Short exercise:
Retype every line from the start of the data down to and including the line with "21.0, 16.0, 0.5]". Skip the pictures.

Source excerpt:
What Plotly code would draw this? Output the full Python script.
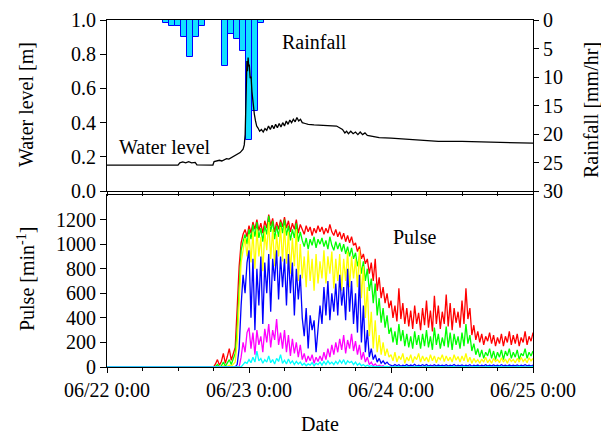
import pandas as pd
import plotly.graph_objects as go

# ---------------- data ----------------
# Rainfall (hourly, mm/hr), bar centres
rain_time = ["2012-06-22 10:00", "2012-06-22 11:00", "2012-06-22 12:00", "2012-06-22 13:00",
             "2012-06-22 14:00", "2012-06-22 15:00", "2012-06-22 16:00",
             "2012-06-22 20:00", "2012-06-22 21:00", "2012-06-22 22:00", "2012-06-22 23:00",
             "2012-06-23 00:00", "2012-06-23 01:00", "2012-06-23 02:00"]
rain_mm = [0.5, 1.0, 1.0, 3.0, 6.5, 3.0, 1.0, 8.0, 2.5, 3.4, 5.5, 21.0, 16.0, 0.5]

# Water level: hours after 06/22 0:00 and level [m]
wl_hours = [0, 3, 6, 9, 12, 12.3, 12.8, 13.3, 13.8, 14.3, 14.9, 15.2, 16, 17, 17.9, 18.1, 18.5, 19,
            19.4, 19.8, 20.2, 20.6, 21, 21.5, 22, 22.5, 23, 23.2, 23.35, 23.45, 23.55, 23.65, 23.75,
            23.85, 23.95, 24.05, 24.2, 24.35, 24.5, 24.7, 24.9, 25.1, 25.3, 25.5, 25.8, 26.1, 26.4,
            26.7, 27, 27.3, 27.6, 27.9, 28.2, 28.5, 28.8, 29.1, 29.4, 29.7, 30, 30.3, 30.6, 30.9,
            31.2, 31.5, 31.8, 32.1, 32.4, 32.7, 33, 33.5, 34, 35, 36, 37, 38, 38.8, 39.3, 39.8,
            40.2, 40.5, 40.8, 41.2, 41.6, 42, 42.4, 42.8, 43.2, 43.6, 44, 45, 46, 48, 50, 52, 54,
            56, 60, 64, 68, 72]
wl_m = [0.152, 0.151, 0.152, 0.151, 0.152, 0.165, 0.17, 0.165, 0.172, 0.165, 0.168, 0.153, 0.152,
        0.151, 0.152, 0.172, 0.175, 0.18, 0.176, 0.183, 0.19, 0.187, 0.195, 0.2, 0.21, 0.225, 0.245,
        0.27, 0.33, 0.45, 0.62, 0.76, 0.7, 0.78, 0.73, 0.74, 0.66, 0.67, 0.58, 0.5, 0.45, 0.41, 0.38,
        0.37, 0.35, 0.36, 0.345, 0.365, 0.355, 0.38, 0.36, 0.385, 0.365, 0.39, 0.37, 0.395, 0.375,
        0.4, 0.38, 0.41, 0.39, 0.415, 0.4, 0.42, 0.405, 0.43, 0.41, 0.42, 0.4, 0.395, 0.39, 0.387,
        0.385, 0.382, 0.38, 0.38, 0.37, 0.36, 0.34, 0.35, 0.335, 0.35, 0.335, 0.345, 0.33, 0.345,
        0.33, 0.34, 0.325, 0.32, 0.313, 0.31, 0.305, 0.3, 0.295, 0.29, 0.29, 0.287, 0.283, 0.28]

# Pulse [1/min]: first value at 06/22 0:00, then every 20 min from 06/22 18:00
pulse_red = [0,
    0, 25, 60, 15, 45, 110, 30, 85, 150,
    55, 120, 160, 480, 820, 1010, 1080, 1120, 1060,
    1150, 1090, 1180, 1120, 1200, 1110, 1170, 1090, 1190,
    1130, 1240, 1150, 1210, 1100, 1180, 1120, 1200, 1140,
    1220, 1130, 1190, 1100, 1170, 1120, 1200, 1090, 1160,
    1120, 1080, 1150, 1100, 1140, 1070, 1130, 1090, 1150,
    1100, 1140, 1080, 1130, 1090, 1160, 1100, 1070, 1120,
    1060, 1100, 1040, 1090, 1020, 1070, 1010, 1060, 990,
    1010, 940, 980, 880, 920, 840, 880, 760, 850,
    700, 880, 620, 730, 560, 650, 520, 600, 480,
    540, 400, 500, 370, 640, 390, 520, 350, 480,
    330, 460, 310, 500, 350, 440, 300, 480, 340,
    540, 320, 460, 290, 580, 350, 500, 310, 450,
    350, 590, 330, 520, 300, 480, 360, 450, 320,
    540, 350, 640, 390, 480, 260, 340, 220, 290,
    200, 270, 180, 250, 210, 280, 190, 260, 170,
    240, 190, 270, 170, 250, 200, 290, 180, 260,
    190, 270, 170, 240, 200, 290, 180, 250, 210,
    280]
pulse_green = [0,
    0, 5, 20, 0, 10, 40, 5, 30, 60,
    20, 70, 110, 300, 700, 950, 1020, 1080, 1000,
    1120, 1040, 1160, 1060, 1180, 1050, 1130, 1020, 1150,
    1080, 1230, 1100, 1190, 1040, 1150, 1060, 1180, 1090,
    1200, 1070, 1150, 1030, 1120, 1050, 1170, 1020, 1100,
    1030, 980, 1050, 960, 1040, 990, 1060, 970, 1040,
    1000, 1050, 980, 1030, 960, 1060, 990, 950, 1020,
    960, 1010, 940, 1000, 920, 980, 900, 970, 880,
    930, 820, 900, 760, 860, 700, 800, 620, 720,
    520, 680, 420, 560, 360, 480, 320, 420, 270,
    320, 200, 290, 180, 350, 210, 300, 170, 270,
    160, 250, 150, 290, 180, 260, 150, 270, 170,
    300, 160, 250, 140, 320, 180, 270, 150, 240,
    170, 330, 160, 280, 140, 270, 180, 250, 150,
    280, 170, 350, 190, 260, 130, 190, 100, 150,
    80, 140, 70, 120, 90, 150, 70, 130, 60,
    120, 80, 140, 60, 130, 90, 150, 70, 120,
    80, 140, 60, 110, 90, 150, 70, 120, 90,
    130]
pulse_yellow = [0,
    0, 0, 5, 0, 0, 10, 0, 5, 15,
    5, 20, 40, 200, 550, 850, 950, 1050, 900,
    1080, 850, 1100, 800, 1120, 900, 1060, 780, 1100,
    950, 1180, 880, 1120, 820, 1080, 900, 1140, 860,
    1150, 840, 1100, 760, 1050, 820, 1120, 700, 1000,
    720, 900, 650, 950, 700, 880, 620, 920, 680,
    860, 720, 950, 680, 900, 760, 940, 640, 880,
    700, 920, 620, 880, 700, 940, 650, 900, 720,
    880, 650, 960, 560, 820, 400, 650, 250, 450,
    150, 380, 120, 260, 100, 200, 90, 150, 80,
    100, 50, 120, 40, 90, 60, 110, 30, 80,
    50, 100, 35, 85, 60, 110, 40, 90, 50,
    80, 40, 100, 50, 90, 35, 80, 60, 100,
    45, 90, 50, 80, 40, 100, 55, 85, 40,
    90, 50, 110, 40, 80, 30, 70, 40, 60,
    30, 65, 40, 80, 35, 60, 30, 70, 45,
    60, 35, 75, 40, 65, 30, 70, 45, 60,
    35, 70, 40, 80, 45, 65, 35, 75, 50,
    70]
pulse_blue = [0,
    0, 0, 0, 0, 0, 0, 0, 0, 0,
    0, 0, 0, 20, 150, 500, 750, 600, 850,
    950, 400, 880, 300, 800, 500, 900, 350, 850,
    600, 920, 450, 880, 700, 950, 550, 900, 650,
    880, 500, 920, 600, 850, 420, 800, 550, 750,
    400, 250, 480, 150, 420, 300, 380, 120, 350,
    500, 350, 650, 420, 700, 380, 600, 450, 680,
    420, 750, 500, 650, 380, 800, 450, 700, 350,
    600, 280, 750, 200, 500, 120, 300, 80, 150,
    60, 100, 40, 70, 30, 50, 25, 40, 20,
    15, 8, 20, 10, 18, 6, 15, 10, 20,
    8, 16, 10, 22, 7, 15, 9, 18, 10,
    20, 8, 14, 10, 19, 7, 16, 9, 14,
    10, 18, 7, 15, 10, 20, 8, 15, 9,
    17, 8, 14, 10, 18, 6, 15, 9, 16,
    8, 14, 10, 18, 7, 15, 9, 17, 10,
    15, 8, 18, 10, 14, 7, 16, 9, 15,
    10, 17, 8, 15, 9, 18, 10, 14, 8,
    15]
pulse_magenta = [0,
    0, 0, 0, 0, 0, 0, 0, 0, 0,
    0, 0, 0, 0, 0, 80, 200, 120, 280,
    320, 150, 280, 100, 300, 180, 250, 120, 310,
    200, 350, 160, 300, 220, 390, 180, 280, 150,
    300, 120, 260, 90, 230, 110, 200, 80, 180,
    60, 110, 40, 90, 50, 100, 30, 80, 45,
    90, 50, 120, 60, 150, 80, 180, 100, 200,
    120, 230, 140, 260, 110, 220, 150, 270, 130,
    210, 100, 180, 60, 120, 40, 80, 20, 40,
    10, 25, 5, 15, 5, 10, 0, 5, 0,
    3, 0, 5, 0, 2, 0, 4, 0, 3,
    0, 2, 0, 4, 0, 3, 0, 2, 0,
    3, 0, 4, 0, 2, 0, 3, 0, 2,
    0, 3, 0, 2, 0, 4, 0, 3, 0,
    2, 0, 3, 0, 2, 0, 3, 0, 2,
    0, 2, 0, 3, 0, 2, 0, 3, 0,
    2, 0, 3, 0, 2, 0, 2, 0, 3,
    0, 2, 0, 3, 0, 2, 0, 3, 0,
    2]
pulse_cyan = [0,
    0, 0, 0, 0, 0, 0, 0, 0, 0,
    0, 0, 0, 0, 0, 0, 20, 40, 30,
    60, 35, 80, 40, 130, 50, 70, 30, 60,
    40, 90, 35, 60, 25, 70, 45, 100, 30,
    55, 25, 65, 30, 50, 20, 45, 25, 40,
    15, 30, 10, 25, 15, 35, 10, 30, 20,
    40, 15, 45, 20, 50, 25, 40, 20, 45,
    25, 55, 30, 60, 20, 50, 35, 45, 20,
    40, 15, 30, 10, 20, 5, 15, 5, 10,
    3, 5, 2, 4, 1, 3, 2, 4, 1,
    2, 1, 3, 1, 2, 1, 3, 1, 2,
    1, 2, 1, 3, 1, 2, 1, 2, 1,
    2, 1, 3, 1, 2, 1, 2, 1, 3,
    1, 2, 1, 2, 1, 3, 1, 2, 1,
    2, 1, 3, 1, 2, 1, 2, 1, 2,
    1, 2, 1, 3, 1, 2, 1, 2, 1,
    2, 1, 2, 1, 3, 1, 2, 1, 2,
    1, 2, 1, 3, 1, 2, 1, 2, 1,
    2]

x_tick_vals = ["2012-06-22", "2012-06-23", "2012-06-24", "2012-06-25"]
x_tick_text = ["06/22 0:00", "06/23 0:00", "06/24 0:00", "06/25 0:00"]

# ---------------- figure ----------------
T0 = pd.Timestamp("2012-06-22 00:00")
wl_time = [T0 + pd.Timedelta(hours=h) for h in wl_hours]


def pulse_times(values):
    return [T0] + list(pd.date_range("2012-06-22 18:00", periods=len(values) - 1, freq="20min"))


FONT = "Liberation Serif, Times New Roman, serif"
fig = go.Figure()

fig.add_trace(go.Bar(x=pd.to_datetime(rain_time), y=rain_mm, width=3600 * 1000,
                     marker=dict(color="#12E0FF", line=dict(color="#0000FF", width=1)),
                     xaxis="x", yaxis="y", showlegend=False))
fig.add_trace(go.Scatter(x=wl_time, y=wl_m, mode="lines", line=dict(color="black", width=1.3),
                         xaxis="x", yaxis="y2", showlegend=False))

for vals, col in [(pulse_red, "#FF0000"), (pulse_green, "#00FF00"), (pulse_yellow, "#FFFF00"),
                  (pulse_blue, "#0000FF"), (pulse_magenta, "#FF00FF"), (pulse_cyan, "#00FFFF")]:
    fig.add_trace(go.Scatter(x=pulse_times(vals), y=vals, mode="lines",
                             line=dict(color=col, width=1.3), xaxis="x2", yaxis="y3",
                             showlegend=False))

xr = ["2012-06-22 00:00", "2012-06-25 00:00"]
common_axis = dict(showline=True, linecolor="black", linewidth=1, showgrid=False, zeroline=False,
                   ticks="outside", tickcolor="black", tickwidth=1, automargin=False,
                   tickfont=dict(family=FONT, size=20, color="black"))

fig.update_layout(
    width=601, height=435,
    margin=dict(l=107, r=68, t=20, b=68, autoexpand=False),
    paper_bgcolor="white", plot_bgcolor="white",
    font=dict(family=FONT, size=20, color="black"),
    bargap=0,
    xaxis=dict(common_axis, domain=[0, 1], anchor="y", type="date", range=xr,
               tickvals=x_tick_vals, showticklabels=False, ticklen=4, mirror=True,
               minor=dict(dtick=6 * 3600 * 1000, tick0="2012-06-22", ticks="outside",
                          ticklen=4, tickcolor="black")),
    yaxis=dict(common_axis, domain=[0.507, 1], anchor="x", side="right", range=[30, 0],
               tickvals=[0, 5, 10, 15, 20, 25, 30], ticklen=5),
    yaxis2=dict(common_axis, overlaying="y", anchor="x", side="left", range=[0, 1],
                tickvals=[0, 0.2, 0.4, 0.6, 0.8, 1.0], tickformat=".1f", ticklen=6),
    xaxis2=dict(common_axis, domain=[0, 1], anchor="y3", type="date", range=xr,
                tickvals=x_tick_vals, ticktext=x_tick_text, ticklen=5, mirror=True,
                minor=dict(dtick=6 * 3600 * 1000, tick0="2012-06-22", ticks="outside",
                           ticklen=3, tickcolor="black")),
    yaxis3=dict(common_axis, domain=[0, 0.4957], anchor="x2", range=[0, 1400],
                tickvals=[0, 200, 400, 600, 800, 1000, 1200], ticklen=6, mirror=True),
)

ann = dict(xref="paper", yref="paper", showarrow=False, xanchor="center", yanchor="middle",
           font=dict(family=FONT, size=20, color="black"))
fig.add_annotation(ann, text="Water level [m]", x=-0.190, y=0.755, textangle=-90)
fig.add_annotation(ann, text="Pulse [min<sup>-1</sup>]", x=-0.190, y=0.2536, textangle=-90)
fig.add_annotation(ann, text="Rainfall [mm/hr]", x=1.1362, y=0.7406, textangle=-90)
fig.add_annotation(ann, text="Date", x=0.5, y=-0.165)
fig.add_annotation(ann, text="Water level", x=0.136, y=0.634)
fig.add_annotation(ann, text="Rainfall", x=0.488, y=0.9366)
fig.add_annotation(ann, text="Pulse", x=0.723, y=0.3746)

# remove the default page margin so the 601x435 figure fills the window exactly
fig.write_html("out.html", config={"displayModeBar": False},
               post_script="document.body.style.margin='0';document.body.style.overflow='hidden';")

Answer to this problem:
What Plotly code would draw this? Output the full Python script.
import pandas as pd
import plotly.graph_objects as go

# ---------------- data ----------------
# Rainfall (hourly, mm/hr), bar centres
rain_time = ["2012-06-22 10:00", "2012-06-22 11:00", "2012-06-22 12:00", "2012-06-22 13:00",
             "2012-06-22 14:00", "2012-06-22 15:00", "2012-06-22 16:00",
             "2012-06-22 20:00", "2012-06-22 21:00", "2012-06-22 22:00", "2012-06-22 23:00",
             "2012-06-23 00:00", "2012-06-23 01:00", "2012-06-23 02:00"]
rain_mm = [0.5, 1.0, 1.0, 3.0, 6.5, 3.0, 1.0, 8.0, 2.5, 3.4, 5.5, 21.0, 16.0, 0.5]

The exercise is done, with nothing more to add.